* begin *

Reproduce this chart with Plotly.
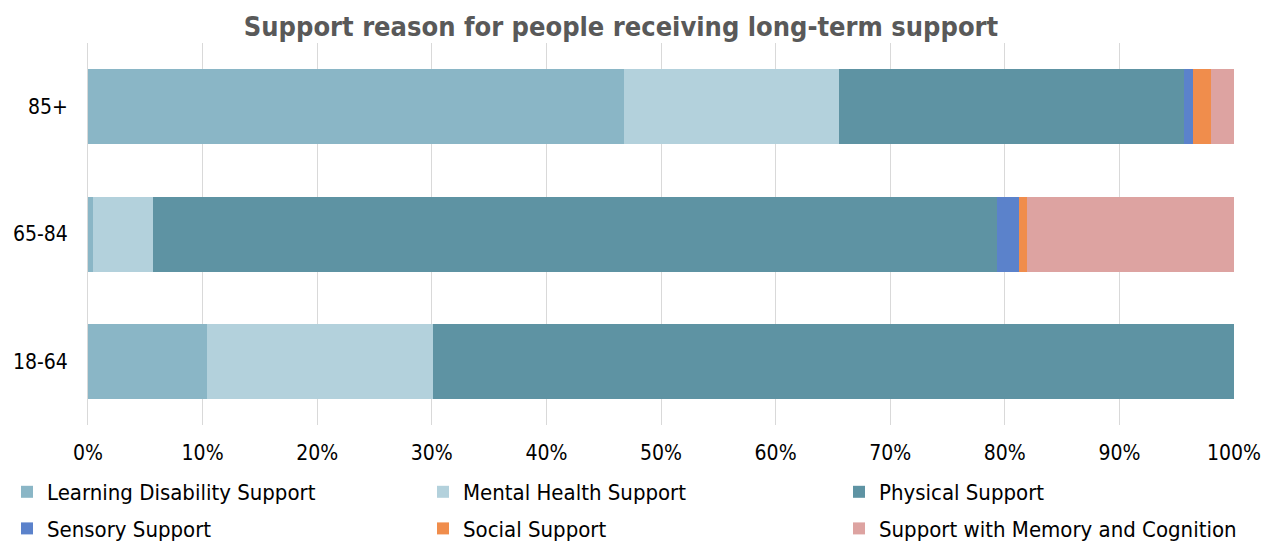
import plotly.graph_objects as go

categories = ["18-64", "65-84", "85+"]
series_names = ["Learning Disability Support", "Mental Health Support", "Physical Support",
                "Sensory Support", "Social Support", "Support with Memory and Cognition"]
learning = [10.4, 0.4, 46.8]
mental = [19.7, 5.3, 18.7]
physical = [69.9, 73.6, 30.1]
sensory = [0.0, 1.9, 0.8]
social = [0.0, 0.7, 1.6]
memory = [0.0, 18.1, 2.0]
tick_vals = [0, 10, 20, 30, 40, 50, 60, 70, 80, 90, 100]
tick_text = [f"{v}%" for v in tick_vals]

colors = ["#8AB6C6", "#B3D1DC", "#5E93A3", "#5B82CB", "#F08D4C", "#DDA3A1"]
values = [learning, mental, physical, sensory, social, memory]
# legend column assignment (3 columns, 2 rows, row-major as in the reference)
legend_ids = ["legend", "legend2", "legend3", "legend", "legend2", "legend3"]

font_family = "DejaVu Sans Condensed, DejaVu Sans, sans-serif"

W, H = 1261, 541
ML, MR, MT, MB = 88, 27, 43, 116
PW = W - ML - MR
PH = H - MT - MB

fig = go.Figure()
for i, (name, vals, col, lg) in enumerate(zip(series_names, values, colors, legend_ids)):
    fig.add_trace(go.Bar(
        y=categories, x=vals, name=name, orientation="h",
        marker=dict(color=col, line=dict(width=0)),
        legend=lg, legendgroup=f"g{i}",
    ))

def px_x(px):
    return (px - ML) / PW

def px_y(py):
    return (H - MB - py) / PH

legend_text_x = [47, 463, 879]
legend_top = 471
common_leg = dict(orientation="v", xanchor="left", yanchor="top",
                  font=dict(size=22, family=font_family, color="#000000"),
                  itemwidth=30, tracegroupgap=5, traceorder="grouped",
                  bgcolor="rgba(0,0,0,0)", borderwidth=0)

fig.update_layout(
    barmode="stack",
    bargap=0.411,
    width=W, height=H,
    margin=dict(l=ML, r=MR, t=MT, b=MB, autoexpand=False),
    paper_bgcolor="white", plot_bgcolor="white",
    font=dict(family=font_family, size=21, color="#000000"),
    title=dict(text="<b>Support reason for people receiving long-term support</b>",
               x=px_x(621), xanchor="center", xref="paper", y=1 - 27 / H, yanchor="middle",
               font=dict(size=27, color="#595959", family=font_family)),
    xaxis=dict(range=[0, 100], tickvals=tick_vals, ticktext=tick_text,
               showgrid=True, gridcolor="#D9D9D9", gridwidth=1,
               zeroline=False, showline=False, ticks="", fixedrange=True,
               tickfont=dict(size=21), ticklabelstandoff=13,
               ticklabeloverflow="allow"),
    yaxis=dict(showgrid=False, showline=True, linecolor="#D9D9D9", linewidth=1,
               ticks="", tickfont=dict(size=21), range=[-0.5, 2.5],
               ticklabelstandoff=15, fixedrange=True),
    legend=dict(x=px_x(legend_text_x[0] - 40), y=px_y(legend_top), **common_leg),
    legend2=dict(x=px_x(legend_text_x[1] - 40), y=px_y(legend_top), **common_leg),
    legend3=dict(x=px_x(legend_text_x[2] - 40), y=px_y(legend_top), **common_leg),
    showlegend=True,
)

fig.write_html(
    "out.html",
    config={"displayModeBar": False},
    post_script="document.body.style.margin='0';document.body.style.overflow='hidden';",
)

* end *

● **Set problem**
From the material above, copy each line that includes the word "with".

● **Answer for this exercise**
Reproduce this chart with Plotly.
                "Sensory Support", "Social Support", "Support with Memory and Cognition"]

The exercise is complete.